What is being asked:
Don't copy the pictures; return every other part of the records exactly.

Task material:
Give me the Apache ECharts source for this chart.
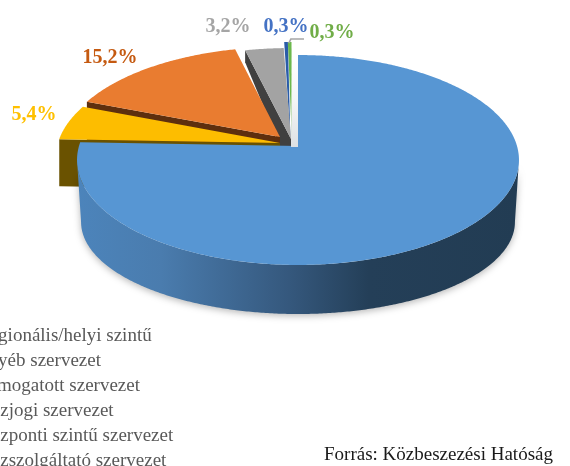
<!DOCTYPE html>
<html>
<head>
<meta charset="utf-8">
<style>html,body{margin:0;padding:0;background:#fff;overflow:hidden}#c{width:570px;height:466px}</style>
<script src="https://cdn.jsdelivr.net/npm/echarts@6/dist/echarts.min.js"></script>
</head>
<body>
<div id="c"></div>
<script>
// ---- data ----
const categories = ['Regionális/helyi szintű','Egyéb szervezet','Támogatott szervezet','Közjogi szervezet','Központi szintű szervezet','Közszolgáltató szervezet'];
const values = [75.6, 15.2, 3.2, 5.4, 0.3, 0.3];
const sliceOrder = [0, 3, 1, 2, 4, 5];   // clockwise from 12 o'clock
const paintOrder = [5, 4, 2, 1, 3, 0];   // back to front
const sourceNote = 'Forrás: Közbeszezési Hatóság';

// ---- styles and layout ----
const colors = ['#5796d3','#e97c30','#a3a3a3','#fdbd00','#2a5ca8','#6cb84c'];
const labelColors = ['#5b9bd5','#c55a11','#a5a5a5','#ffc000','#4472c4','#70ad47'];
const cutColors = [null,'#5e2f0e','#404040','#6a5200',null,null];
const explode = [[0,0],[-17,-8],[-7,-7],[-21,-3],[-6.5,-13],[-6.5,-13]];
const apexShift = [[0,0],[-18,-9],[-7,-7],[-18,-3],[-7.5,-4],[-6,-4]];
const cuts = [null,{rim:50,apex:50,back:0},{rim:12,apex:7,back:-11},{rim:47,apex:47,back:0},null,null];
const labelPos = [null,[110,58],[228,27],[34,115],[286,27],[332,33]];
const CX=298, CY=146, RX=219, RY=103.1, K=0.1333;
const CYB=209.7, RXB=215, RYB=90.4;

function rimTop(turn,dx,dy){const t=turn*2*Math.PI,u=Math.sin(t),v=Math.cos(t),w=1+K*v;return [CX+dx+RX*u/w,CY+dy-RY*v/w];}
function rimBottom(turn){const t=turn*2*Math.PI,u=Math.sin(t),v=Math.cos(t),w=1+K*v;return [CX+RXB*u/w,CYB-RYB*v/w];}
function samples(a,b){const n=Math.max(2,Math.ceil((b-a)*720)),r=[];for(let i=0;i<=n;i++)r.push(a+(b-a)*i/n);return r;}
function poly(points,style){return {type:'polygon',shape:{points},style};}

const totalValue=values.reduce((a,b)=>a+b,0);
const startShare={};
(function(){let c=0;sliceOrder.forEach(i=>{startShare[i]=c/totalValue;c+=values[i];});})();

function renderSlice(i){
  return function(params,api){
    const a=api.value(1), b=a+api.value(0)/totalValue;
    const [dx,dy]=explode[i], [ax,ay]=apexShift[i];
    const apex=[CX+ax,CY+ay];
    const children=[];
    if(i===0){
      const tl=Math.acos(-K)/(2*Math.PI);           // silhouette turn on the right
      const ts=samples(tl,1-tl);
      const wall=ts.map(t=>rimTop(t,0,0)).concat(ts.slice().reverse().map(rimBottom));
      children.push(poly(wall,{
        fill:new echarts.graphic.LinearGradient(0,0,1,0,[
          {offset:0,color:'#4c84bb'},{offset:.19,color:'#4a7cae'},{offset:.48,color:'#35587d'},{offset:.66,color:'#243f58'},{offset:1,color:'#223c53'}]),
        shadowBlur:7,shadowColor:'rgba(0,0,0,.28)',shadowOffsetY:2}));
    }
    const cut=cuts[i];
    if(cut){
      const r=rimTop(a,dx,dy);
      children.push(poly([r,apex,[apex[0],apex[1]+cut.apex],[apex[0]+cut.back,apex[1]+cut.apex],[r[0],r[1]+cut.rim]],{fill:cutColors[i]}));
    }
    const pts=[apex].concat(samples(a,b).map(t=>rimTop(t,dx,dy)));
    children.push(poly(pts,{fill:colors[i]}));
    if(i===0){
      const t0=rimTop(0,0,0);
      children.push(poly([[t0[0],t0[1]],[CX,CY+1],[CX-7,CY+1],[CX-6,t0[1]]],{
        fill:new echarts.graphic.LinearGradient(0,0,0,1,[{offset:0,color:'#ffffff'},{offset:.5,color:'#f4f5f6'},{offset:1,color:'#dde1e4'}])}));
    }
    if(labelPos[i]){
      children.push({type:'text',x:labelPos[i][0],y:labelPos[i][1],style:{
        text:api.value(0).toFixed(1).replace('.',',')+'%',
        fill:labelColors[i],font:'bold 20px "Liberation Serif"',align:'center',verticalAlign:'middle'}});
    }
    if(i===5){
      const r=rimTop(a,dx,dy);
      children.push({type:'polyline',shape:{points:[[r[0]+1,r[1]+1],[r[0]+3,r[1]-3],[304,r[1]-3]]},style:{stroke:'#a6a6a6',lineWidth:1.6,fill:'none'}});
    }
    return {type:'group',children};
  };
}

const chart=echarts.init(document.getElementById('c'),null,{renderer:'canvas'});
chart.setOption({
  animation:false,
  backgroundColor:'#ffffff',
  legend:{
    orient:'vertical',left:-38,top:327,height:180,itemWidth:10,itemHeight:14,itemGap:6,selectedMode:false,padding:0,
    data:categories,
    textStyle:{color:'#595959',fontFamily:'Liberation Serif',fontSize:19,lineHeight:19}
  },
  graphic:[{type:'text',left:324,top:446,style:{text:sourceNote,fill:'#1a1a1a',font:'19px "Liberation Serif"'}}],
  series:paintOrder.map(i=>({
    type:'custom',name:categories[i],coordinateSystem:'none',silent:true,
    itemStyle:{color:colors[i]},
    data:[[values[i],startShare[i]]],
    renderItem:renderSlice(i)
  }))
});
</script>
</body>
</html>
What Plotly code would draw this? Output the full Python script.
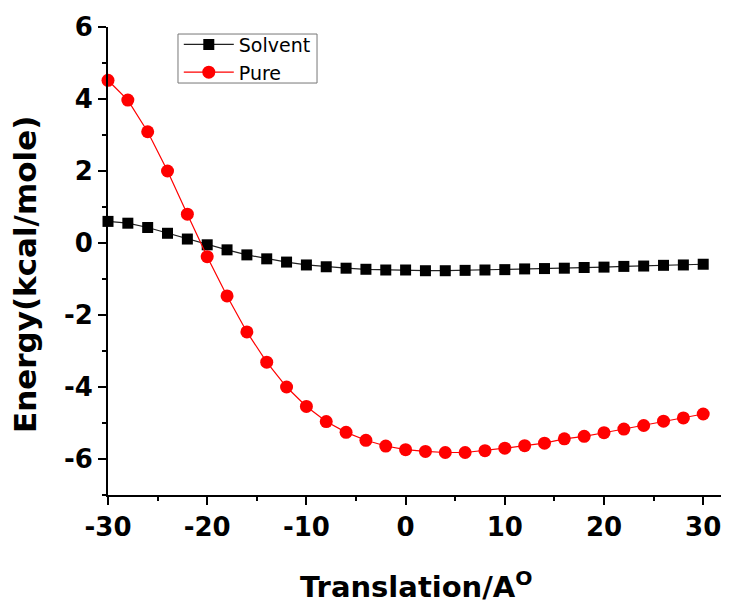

Task result:
Give me the Apache ECharts source for this chart.
<!DOCTYPE html>
<html>
<head>
<meta charset="utf-8">
<style>html,body{margin:0;padding:0;background:#fff;overflow:hidden}#c{width:570px;height:466px}</style>
<script src="https://cdn.jsdelivr.net/npm/echarts@6/dist/echarts.min.js"></script>
</head>
<body>
<div id="c"></div>
<script>
// ---- data ----
const categories = ['Regionális/helyi szintű','Egyéb szervezet','Támogatott szervezet','Közjogi szervezet','Központi szintű szervezet','Közszolgáltató szervezet'];
const values = [75.6, 15.2, 3.2, 5.4, 0.3, 0.3];
const sliceOrder = [0, 3, 1, 2, 4, 5];   // clockwise from 12 o'clock
const paintOrder = [5, 4, 2, 1, 3, 0];   // back to front
const sourceNote = 'Forrás: Közbeszezési Hatóság';

// ---- styles and layout ----
const colors = ['#5796d3','#e97c30','#a3a3a3','#fdbd00','#2a5ca8','#6cb84c'];
const labelColors = ['#5b9bd5','#c55a11','#a5a5a5','#ffc000','#4472c4','#70ad47'];
const cutColors = [null,'#5e2f0e','#404040','#6a5200',null,null];
const explode = [[0,0],[-17,-8],[-7,-7],[-21,-3],[-6.5,-13],[-6.5,-13]];
const apexShift = [[0,0],[-18,-9],[-7,-7],[-18,-3],[-7.5,-4],[-6,-4]];
const cuts = [null,{rim:50,apex:50,back:0},{rim:12,apex:7,back:-11},{rim:47,apex:47,back:0},null,null];
const labelPos = [null,[110,58],[228,27],[34,115],[286,27],[332,33]];
const CX=298, CY=146, RX=219, RY=103.1, K=0.1333;
const CYB=209.7, RXB=215, RYB=90.4;

function rimTop(turn,dx,dy){const t=turn*2*Math.PI,u=Math.sin(t),v=Math.cos(t),w=1+K*v;return [CX+dx+RX*u/w,CY+dy-RY*v/w];}
function rimBottom(turn){const t=turn*2*Math.PI,u=Math.sin(t),v=Math.cos(t),w=1+K*v;return [CX+RXB*u/w,CYB-RYB*v/w];}
function samples(a,b){const n=Math.max(2,Math.ceil((b-a)*720)),r=[];for(let i=0;i<=n;i++)r.push(a+(b-a)*i/n);return r;}
function poly(points,style){return {type:'polygon',shape:{points},style};}

const totalValue=values.reduce((a,b)=>a+b,0);
const startShare={};
(function(){let c=0;sliceOrder.forEach(i=>{startShare[i]=c/totalValue;c+=values[i];});})();

function renderSlice(i){
  return function(params,api){
    const a=api.value(1), b=a+api.value(0)/totalValue;
    const [dx,dy]=explode[i], [ax,ay]=apexShift[i];
    const apex=[CX+ax,CY+ay];
    const children=[];
    if(i===0){
      const tl=Math.acos(-K)/(2*Math.PI);           // silhouette turn on the right
      const ts=samples(tl,1-tl);
      const wall=ts.map(t=>rimTop(t,0,0)).concat(ts.slice().reverse().map(rimBottom));
      children.push(poly(wall,{
        fill:new echarts.graphic.LinearGradient(0,0,1,0,[
          {offset:0,color:'#4c84bb'},{offset:.19,color:'#4a7cae'},{offset:.48,color:'#35587d'},{offset:.66,color:'#243f58'},{offset:1,color:'#223c53'}]),
        shadowBlur:7,shadowColor:'rgba(0,0,0,.28)',shadowOffsetY:2}));
    }
    const cut=cuts[i];
    if(cut){
      const r=rimTop(a,dx,dy);
      children.push(poly([r,apex,[apex[0],apex[1]+cut.apex],[apex[0]+cut.back,apex[1]+cut.apex],[r[0],r[1]+cut.rim]],{fill:cutColors[i]}));
    }
    const pts=[apex].concat(samples(a,b).map(t=>rimTop(t,dx,dy)));
    children.push(poly(pts,{fill:colors[i]}));
    if(i===0){
      const t0=rimTop(0,0,0);
      children.push(poly([[t0[0],t0[1]],[CX,CY+1],[CX-7,CY+1],[CX-6,t0[1]]],{
        fill:new echarts.graphic.LinearGradient(0,0,0,1,[{offset:0,color:'#ffffff'},{offset:.5,color:'#f4f5f6'},{offset:1,color:'#dde1e4'}])}));
    }
    if(labelPos[i]){
      children.push({type:'text',x:labelPos[i][0],y:labelPos[i][1],style:{
        text:api.value(0).toFixed(1).replace('.',',')+'%',
        fill:labelColors[i],font:'bold 20px "Liberation Serif"',align:'center',verticalAlign:'middle'}});
    }
    if(i===5){
      const r=rimTop(a,dx,dy);
      children.push({type:'polyline',shape:{points:[[r[0]+1,r[1]+1],[r[0]+3,r[1]-3],[304,r[1]-3]]},style:{stroke:'#a6a6a6',lineWidth:1.6,fill:'none'}});
    }
    return {type:'group',children};
  };
}

const chart=echarts.init(document.getElementById('c'),null,{renderer:'canvas'});
chart.setOption({
  animation:false,
  backgroundColor:'#ffffff',
  legend:{
    orient:'vertical',left:-38,top:327,height:180,itemWidth:10,itemHeight:14,itemGap:6,selectedMode:false,padding:0,
    data:categories,
    textStyle:{color:'#595959',fontFamily:'Liberation Serif',fontSize:19,lineHeight:19}
  },
  graphic:[{type:'text',left:324,top:446,style:{text:sourceNote,fill:'#1a1a1a',font:'19px "Liberation Serif"'}}],
  series:paintOrder.map(i=>({
    type:'custom',name:categories[i],coordinateSystem:'none',silent:true,
    itemStyle:{color:colors[i]},
    data:[[values[i],startShare[i]]],
    renderItem:renderSlice(i)
  }))
});
</script>
</body>
</html>
What Plotly code would draw this? Output the full Python script.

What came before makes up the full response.